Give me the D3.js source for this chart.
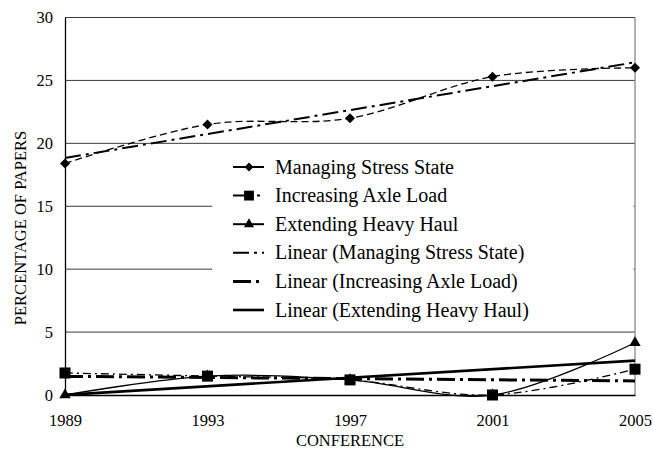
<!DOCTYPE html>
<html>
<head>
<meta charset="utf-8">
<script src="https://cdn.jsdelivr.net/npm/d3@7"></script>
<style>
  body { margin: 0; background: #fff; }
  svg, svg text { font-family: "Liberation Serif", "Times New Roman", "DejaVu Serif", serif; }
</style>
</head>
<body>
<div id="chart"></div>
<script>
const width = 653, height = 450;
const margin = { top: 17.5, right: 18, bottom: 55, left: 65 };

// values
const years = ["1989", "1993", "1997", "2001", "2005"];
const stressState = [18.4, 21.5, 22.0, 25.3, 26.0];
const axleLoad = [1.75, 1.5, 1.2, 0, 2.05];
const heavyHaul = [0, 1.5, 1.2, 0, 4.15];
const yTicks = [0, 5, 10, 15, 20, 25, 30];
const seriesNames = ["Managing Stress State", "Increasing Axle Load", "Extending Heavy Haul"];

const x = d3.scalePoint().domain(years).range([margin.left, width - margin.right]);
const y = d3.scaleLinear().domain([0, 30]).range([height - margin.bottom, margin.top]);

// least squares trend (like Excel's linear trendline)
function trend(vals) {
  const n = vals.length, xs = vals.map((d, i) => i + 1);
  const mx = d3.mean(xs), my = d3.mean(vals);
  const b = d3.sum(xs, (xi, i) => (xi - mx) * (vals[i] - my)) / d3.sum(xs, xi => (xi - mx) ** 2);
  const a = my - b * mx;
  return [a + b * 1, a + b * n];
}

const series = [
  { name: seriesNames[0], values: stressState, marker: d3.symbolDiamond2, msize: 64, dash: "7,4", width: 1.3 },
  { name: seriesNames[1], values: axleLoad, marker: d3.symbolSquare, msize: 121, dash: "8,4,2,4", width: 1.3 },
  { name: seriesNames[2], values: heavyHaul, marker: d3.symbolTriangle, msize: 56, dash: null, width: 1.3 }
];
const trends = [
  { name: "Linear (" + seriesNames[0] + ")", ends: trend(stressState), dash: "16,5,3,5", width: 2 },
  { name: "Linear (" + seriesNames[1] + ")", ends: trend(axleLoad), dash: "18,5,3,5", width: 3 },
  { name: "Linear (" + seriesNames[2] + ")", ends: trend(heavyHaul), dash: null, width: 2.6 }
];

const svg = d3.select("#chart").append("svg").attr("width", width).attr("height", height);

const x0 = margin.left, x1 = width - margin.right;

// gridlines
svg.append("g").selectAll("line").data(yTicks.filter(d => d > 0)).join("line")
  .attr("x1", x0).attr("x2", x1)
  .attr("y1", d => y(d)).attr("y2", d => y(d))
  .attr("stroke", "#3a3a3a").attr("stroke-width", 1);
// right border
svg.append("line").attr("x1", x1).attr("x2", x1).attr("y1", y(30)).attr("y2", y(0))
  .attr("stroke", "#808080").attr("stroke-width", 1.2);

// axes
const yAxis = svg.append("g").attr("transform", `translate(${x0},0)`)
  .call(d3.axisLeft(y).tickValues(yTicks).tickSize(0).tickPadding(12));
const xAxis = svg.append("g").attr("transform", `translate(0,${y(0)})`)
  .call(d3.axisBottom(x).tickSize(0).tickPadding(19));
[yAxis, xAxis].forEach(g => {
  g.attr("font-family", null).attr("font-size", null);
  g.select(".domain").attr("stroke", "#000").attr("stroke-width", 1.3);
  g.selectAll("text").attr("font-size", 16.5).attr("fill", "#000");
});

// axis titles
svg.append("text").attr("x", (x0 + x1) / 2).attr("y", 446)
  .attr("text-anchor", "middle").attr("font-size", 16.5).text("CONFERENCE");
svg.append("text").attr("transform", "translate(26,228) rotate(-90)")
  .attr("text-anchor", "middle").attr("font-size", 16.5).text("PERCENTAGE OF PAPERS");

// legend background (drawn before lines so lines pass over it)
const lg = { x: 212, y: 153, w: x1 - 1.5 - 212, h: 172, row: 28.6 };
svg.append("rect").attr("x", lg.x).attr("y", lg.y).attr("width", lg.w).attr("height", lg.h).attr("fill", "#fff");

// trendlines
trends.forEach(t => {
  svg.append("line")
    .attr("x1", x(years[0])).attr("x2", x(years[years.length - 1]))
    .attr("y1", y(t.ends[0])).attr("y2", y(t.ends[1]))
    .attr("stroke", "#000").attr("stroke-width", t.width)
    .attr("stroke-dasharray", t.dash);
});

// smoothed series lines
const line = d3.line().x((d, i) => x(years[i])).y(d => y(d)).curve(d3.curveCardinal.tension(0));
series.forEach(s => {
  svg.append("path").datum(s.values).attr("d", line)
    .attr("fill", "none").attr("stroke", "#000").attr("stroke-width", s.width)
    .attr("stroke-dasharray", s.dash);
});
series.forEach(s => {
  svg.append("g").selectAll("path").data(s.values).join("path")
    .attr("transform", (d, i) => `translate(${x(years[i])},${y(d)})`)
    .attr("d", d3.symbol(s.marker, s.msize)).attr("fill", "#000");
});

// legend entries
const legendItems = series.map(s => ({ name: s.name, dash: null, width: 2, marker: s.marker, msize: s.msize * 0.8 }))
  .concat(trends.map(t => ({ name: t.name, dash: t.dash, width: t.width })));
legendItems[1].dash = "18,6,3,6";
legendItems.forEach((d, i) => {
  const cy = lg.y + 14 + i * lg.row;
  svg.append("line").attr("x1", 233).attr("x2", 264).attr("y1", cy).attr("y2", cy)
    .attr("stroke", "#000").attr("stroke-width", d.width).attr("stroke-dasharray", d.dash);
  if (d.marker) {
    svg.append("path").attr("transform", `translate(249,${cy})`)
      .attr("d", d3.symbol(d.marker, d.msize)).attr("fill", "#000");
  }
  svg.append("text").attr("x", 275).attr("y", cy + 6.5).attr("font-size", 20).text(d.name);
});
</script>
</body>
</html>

======

From the first line above through the line containing "55, left: 65", copy everything exactly, without the pictures.

Give me the D3.js source for this chart.
<!DOCTYPE html>
<html>
<head>
<meta charset="utf-8">
<script src="https://cdn.jsdelivr.net/npm/d3@7"></script>
<style>
  body { margin: 0; background: #fff; }
  svg, svg text { font-family: "Liberation Serif", "Times New Roman", "DejaVu Serif", serif; }
</style>
</head>
<body>
<div id="chart"></div>
<script>
const width = 653, height = 450;
const margin = { top: 17.5, right: 18, bottom: 55, left: 65 };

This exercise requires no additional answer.